Lizbon’da daha öncede belirttiğimiz gibi ulaşım diye bir
problem yok. Yollar geniş ve trafik mesai çıkışlarında yoğun olsa da her zaman
akışkan görünüyor. Trafik yoğunluğu ve bir de üstüne korna sesi görmek
neredeyse imkânsız. Buraya geldiğimizden beri duyduğumuz korna sesi 10’u
bulmamıştır. Korna çalmıyor kimse. Yolda giderken arabanın biri yayaya yol
vermek için ya da başka nedenlerden duruyor, arkasına 10 dk içinde 5 araba
duruyor ama kimse korna çalmıyor, bekliyor.
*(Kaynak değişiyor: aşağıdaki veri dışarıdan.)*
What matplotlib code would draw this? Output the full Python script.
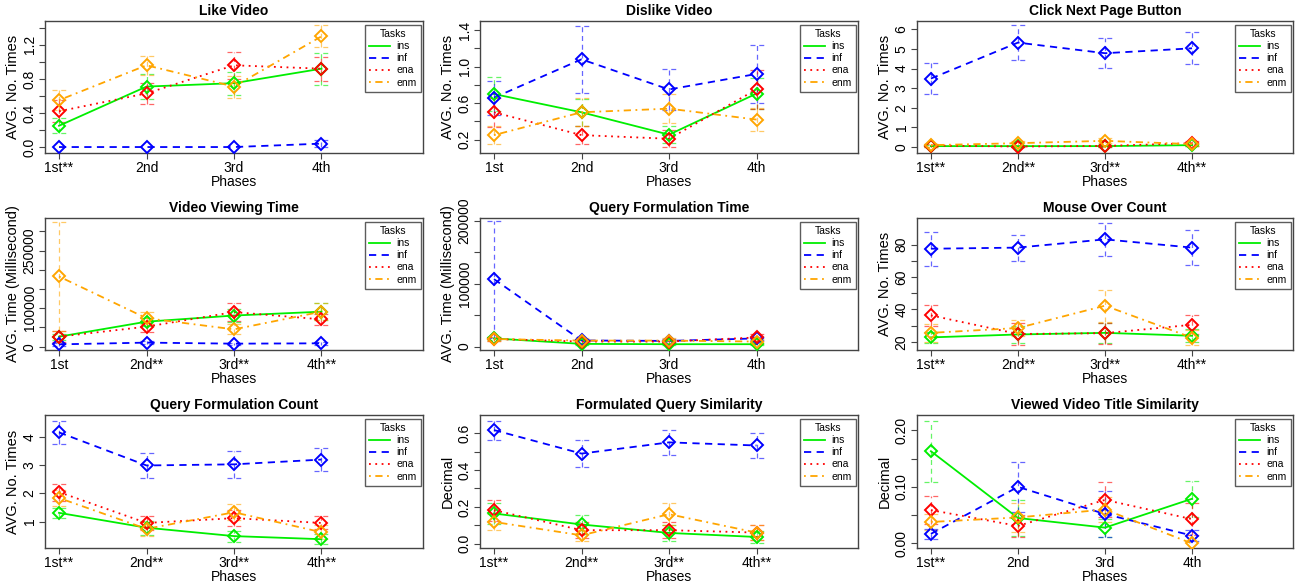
import matplotlib
matplotlib.use("Agg")
import matplotlib.pyplot as plt
import numpy as np

plt.rcParams['font.family'] = ['Liberation Sans', 'DejaVu Sans']

# ---------------- data ----------------
tasks = ["ins", "inf", "ena", "enm"]
task_colors = ["#00ee00", "#0000ff", "#ff0000", "#ffa500"]
task_styles = ["-", (0, (4, 3)), (0, (1, 2.5)), (0, (1, 2.5, 4, 2.5))]
phases = [1, 2, 3, 4]

titles = ["Like Video", "Dislike Video", "Click Next Page Button",
          "Video Viewing Time", "Query Formulation Time", "Mouse Over Count",
          "Query Formulation Count", "Formulated Query Similarity",
          "Viewed Video Title Similarity"]
ylabels = ["AVG. No. Times", "AVG. No. Times", "AVG. No. Times",
           "AVG. Time (Millisecond)", "AVG. Time (Millisecond)", "AVG. No. Times",
           "AVG. No. Times", "Decimal", "Decimal"]
xticklabels = [["1st**", "2nd", "3rd", "4th"],
               ["1st", "2nd", "3rd", "4th"],
               ["1st**", "2nd**", "3rd**", "4th**"],
               ["1st", "2nd**", "3rd**", "4th**"],
               ["1st", "2nd", "3rd", "4th"],
               ["1st**", "2nd**", "3rd**", "4th**"],
               ["1st**", "2nd**", "3rd**", "4th**"],
               ["1st**", "2nd**", "3rd**", "4th**"],
               ["1st**", "2nd", "3rd", "4th"]]

# means and error half-widths, order: ins, inf, ena, enm
like_mean = [[0.25, 0.71, 0.75, 0.92], [0.0, 0.0, 0.0, 0.04],
             [0.42, 0.63, 0.96, 0.92], [0.55, 0.96, 0.71, 1.30]]
like_err = [[0.09, 0.15, 0.135, 0.19], [0.0, 0.0, 0.0, 0.04],
            [0.13, 0.125, 0.16, 0.14], [0.12, 0.11, 0.13, 0.13]]

dislike_mean = [[0.70, 0.50, 0.255, 0.705], [0.66, 1.08, 0.75, 0.92],
                [0.50, 0.25, 0.21, 0.75], [0.25, 0.50, 0.54, 0.42]]
dislike_err = [[0.185, 0.15, 0.095, 0.17], [0.185, 0.37, 0.225, 0.32],
               [0.16, 0.10, 0.095, 0.21], [0.10, 0.155, 0.16, 0.13]]

click_mean = [[0.05, 0.05, 0.05, 0.10], [3.49, 5.32, 4.78, 5.03],
              [0.08, 0.03, 0.06, 0.20], [0.10, 0.20, 0.32, 0.15]]
click_err = [[0.05, 0.04, 0.04, 0.05], [0.79, 0.89, 0.75, 0.815],
             [0.06, 0.03, 0.05, 0.12], [0.07, 0.10, 0.12, 0.08]]

viewtime_mean = [[26000, 65000, 81000, 91000], [6000, 10500, 7800, 8700],
                 [26000, 52000, 90000, 71000], [182600, 74000, 45000, 91000]]
viewtime_err = [[8000, 10000, 16000, 22000], [3000, 4000, 3000, 3500],
                [14000, 14000, 23000, 15000], [142000, 15500, 13000, 22000]]

qtime_mean = [[13000, 4300, 3800, 3800], [107000, 9700, 9000, 13000],
              [12000, 8000, 8000, 14500], [12000, 9500, 9500, 8000]]
qtime_err = [[2000, 1500, 1500, 1500], [93000, 2500, 2500, 3000],
             [3000, 3000, 3000, 5000], [3000, 4000, 4500, 4000]]

mouse_mean = [[22.7, 24.5, 25.5, 23.7], [77.5, 78.2, 83.3, 78.2],
              [36.3, 24.8, 25.3, 30.5], [25.5, 28.5, 42.3, 22.5]]
mouse_err = [[3.5, 5.5, 6.0, 4.0], [10.5, 8.0, 10.0, 10.6],
             [6.5, 6.5, 6.5, 6.0], [5.5, 5.0, 9.8, 4.8]]

qcount_mean = [[1.31, 0.78, 0.48, 0.37], [4.18, 3.00, 3.04, 3.21],
               [2.05, 0.95, 1.12, 0.95], [1.84, 0.74, 1.33, 0.62]]
qcount_err = [[0.17, 0.25, 0.20, 0.18], [0.42, 0.46, 0.48, 0.42],
              [0.30, 0.25, 0.29, 0.23], [0.30, 0.24, 0.29, 0.25]]

qsim_mean = [[0.164, 0.104, 0.058, 0.036], [0.618, 0.490, 0.551, 0.534],
             [0.182, 0.073, 0.073, 0.060], [0.118, 0.045, 0.160, 0.060]]
qsim_err = [[0.057, 0.052, 0.042, 0.034], [0.052, 0.072, 0.067, 0.066],
            [0.058, 0.045, 0.043, 0.041], [0.044, 0.031, 0.059, 0.041]]

tsim_mean = [[0.163, 0.045, 0.028, 0.079], [0.017, 0.100, 0.052, 0.014],
             [0.059, 0.031, 0.077, 0.043], [0.038, 0.046, 0.060, 0.000]]
tsim_err = [[0.054, 0.032, 0.016, 0.032], [0.009, 0.044, 0.041, 0.009],
            [0.024, 0.020, 0.031, 0.028], [0.014, 0.026, 0.022, 0.0]]

all_means = [like_mean, dislike_mean, click_mean, viewtime_mean, qtime_mean,
             mouse_mean, qcount_mean, qsim_mean, tsim_mean]
all_errs = [like_err, dislike_err, click_err, viewtime_err, qtime_err,
            mouse_err, qcount_err, qsim_err, tsim_err]

# y axis ticks (all tick positions) and labels
ytick_pos = [np.arange(0, 1.41, 0.2), np.arange(0.2, 1.41, 0.2), np.arange(0, 6.1, 1),
             np.arange(0, 300001, 50000), np.arange(0, 200001, 50000), np.arange(20, 81, 10),
             np.arange(1, 4.1, 1), np.arange(0, 0.61, 0.1), np.arange(0, 0.201, 0.05)]
ytick_lab = [["0.0", "", "0.4", "", "0.8", "", "1.2", ""],
             ["0.2", "", "0.6", "", "1.0", "", "1.4"],
             ["0", "1", "2", "3", "4", "5", "6"],
             ["0", "", "100000", "", "", "250000", ""],
             ["0", "", "100000", "", "200000"],
             ["20", "", "40", "", "60", "", "80"],
             ["1", "2", "3", "4"],
             ["0.0", "", "0.2", "", "0.4", "", "0.6"],
             ["0.00", "", "0.10", "", "0.20"]]
ylims = [(-0.07, 1.48), (0.054, 1.50), (-0.3, 6.42),
         (-8700, 334800), (-5400, 204000), (14.9, 96.5),
         (0.056, 4.80), (-0.024, 0.70), (-0.008, 0.227)]

# ---------------- layout ----------------
W, H = 1300, 587
fig = plt.figure(figsize=(W / 100, H / 100), dpi=100)
cols = [(45, 423), (480, 858), (917, 1293)]
rows = [(21, 153), (218, 350), (415, 548)]

frame_col = "#444444"
for i in range(9):
    r, c = divmod(i, 3)
    x0, x1 = cols[c]
    y0, y1 = rows[r]
    ax = fig.add_axes([x0 / W, 1 - y1 / H, (x1 - x0) / W, (y1 - y0) / H])
    means = all_means[i]
    errs = all_errs[i]
    for k in range(4):
        m = np.array(means[k], dtype=float)
        e = np.array(errs[k], dtype=float)
        col = task_colors[k]
        xs = np.array(phases, dtype=float)
        has = e > 0
        ax.vlines(xs[has], (m - e)[has], (m + e)[has], colors=col,
                  linestyles=(0, (4, 3)), linewidth=0.9, alpha=0.6, zorder=2)
        for lv in (m - e, m + e):
            ax.hlines(lv[has], xs[has] - 0.08, xs[has] + 0.08, colors=col,
                      linestyles=(0, (4, 3)), linewidth=0.9, alpha=0.6, zorder=2)
        ax.plot(xs, m, color=col, linestyle=task_styles[k], linewidth=1.3,
                zorder=3, label=tasks[k])
        ax.plot(xs, m, linestyle="none", marker="D", markersize=5.8,
                markerfacecolor="none", markeredgecolor=col, markeredgewidth=1.4,
                zorder=4)
    ax.set_xlim(0.84, 5.16)
    ax.set_ylim(*ylims[i])
    ax.set_xticks(phases)
    ax.set_xticklabels(xticklabels[i], fontsize=10)
    ax.set_yticks(ytick_pos[i])
    ax.set_yticklabels(ytick_lab[i], fontsize=10, rotation=90, va="center")
    ax.tick_params(axis="both", direction="out", length=4, width=0.8,
                   color=frame_col, pad=2)
    for s in ax.spines.values():
        s.set_color(frame_col)
        s.set_linewidth(1.0)
    ax.set_title(titles[i], fontsize=10, fontweight="bold", pad=4)
    ax.set_xlabel("Phases", fontsize=10, labelpad=0)
    ax.set_ylabel(ylabels[i], fontsize=10.5, labelpad=2)
    leg = ax.legend(title="Tasks", loc="upper right", bbox_to_anchor=(1.0, 0.985),
                    fontsize=7.5, title_fontsize=7.5,
                    frameon=True, fancybox=False, edgecolor="#333333",
                    handlelength=2.0, borderaxespad=0.15, labelspacing=0.2,
                    borderpad=0.45, handletextpad=0.6)
    leg.get_frame().set_linewidth(1.0)

fig.savefig("out.png", dpi=100)
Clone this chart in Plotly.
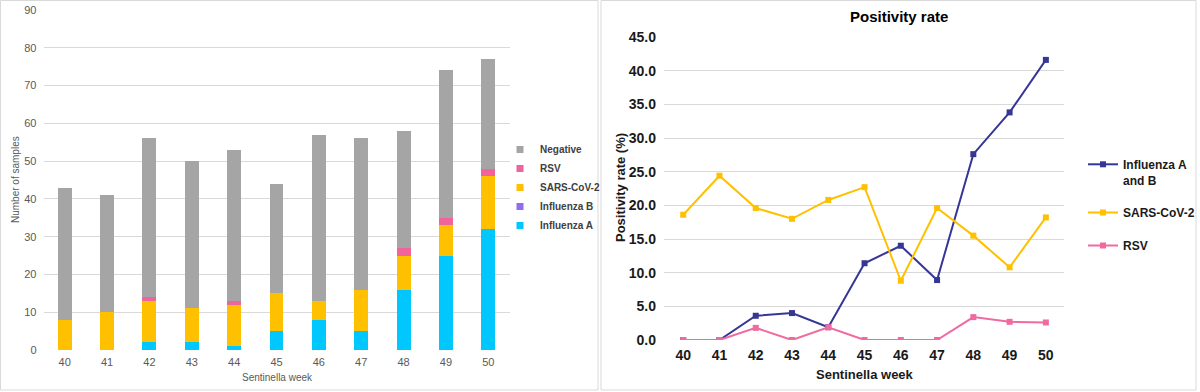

Böyle bir tavır olunca haliyle herkes sakin oluyor, stresli
durumlar ortaya çıkmıyor.
Toplu taşımada ise 4 farklı hattı olan metro, metronun
uzantısı bizdeki banliyö trenleri benzeri trenler ve bir çok otobüs bir yere
gitmeniz için yeterince imkan sağlıyor. Ayrıca bizim Beyoğlu’ndaki nostaljik
tramvayların aynısından oluşan bir çok tramvay da dar sokaklarda bile toplu
taşımadan yararlanmanızı sağlıyor.
Metroyu kullanırken unutulmaması gereken bir kural var:
Metroya ister tek binişlik kartla ister sınırsız kartla binin, çıkışları da
bindiğiniz kartlarla yapıyorsunuz. Yani tek binişlik kartınızı sakın atmayın
çıkarken de kartı okutmanız gerekiyor ki kapıda kalmayın.
Yapmanız gereken bir şehir haritası almak ve gitmek
istediğiniz yere giden metro, otobüs ve tramvay hatlarına bakmak. Ek olarak
Lizbon’da taksiler de çok ucuz. Şoförlerinin birçoğu İngilizce bilmiyor ama
zaten gideceğiniz yeri söylediğinizde sizi oraya götürüyorlar ve bunun bedeli
6-7 €’yu geçmiyor.
Lizbon iki ulaşım bölgesine bölünmüş (zone), 1. Zone’da
Lizbon’un merkezi semtleri yer alıyor ve burada toplu taşıma kartınızla
dolaşabiliyorsunuz. Şehir genişledikçe raylı sistemler azalıyor ve otobüsleri
kullanmanız gerekebiliyor. Ayrıca 1. Zone’dan bindiğiniz bir trenin 2.
Zone’daki durağında indiğinizde geri dönmeniz için ayrı bir bilet almanız
gerekebiliyor. Ancak endişelenecek bir şey yok. Havaalanı’nın bile 1. Zone’da
olduğunu söylersek her halde 1. Zone’un genişliğini anlayabilirsiniz.
Genelde Lizbon 1. Zone’da diyebiliriz.
2 Milyon nüfusuyla Lizbon kararında bir şehir. Ne çok fazla
büyük ve iddialı ne de küçük ve mütevazı. Tam kararında. Burada bir
büyükşehirde yaşayıp, küçük şehir sakinliğini bulabilirsiniz. Hem çok fazla
eğlenip dağıtabilirsiniz hem de kafanızı dinleyip küçük yürüyüşler yapabilirsiniz.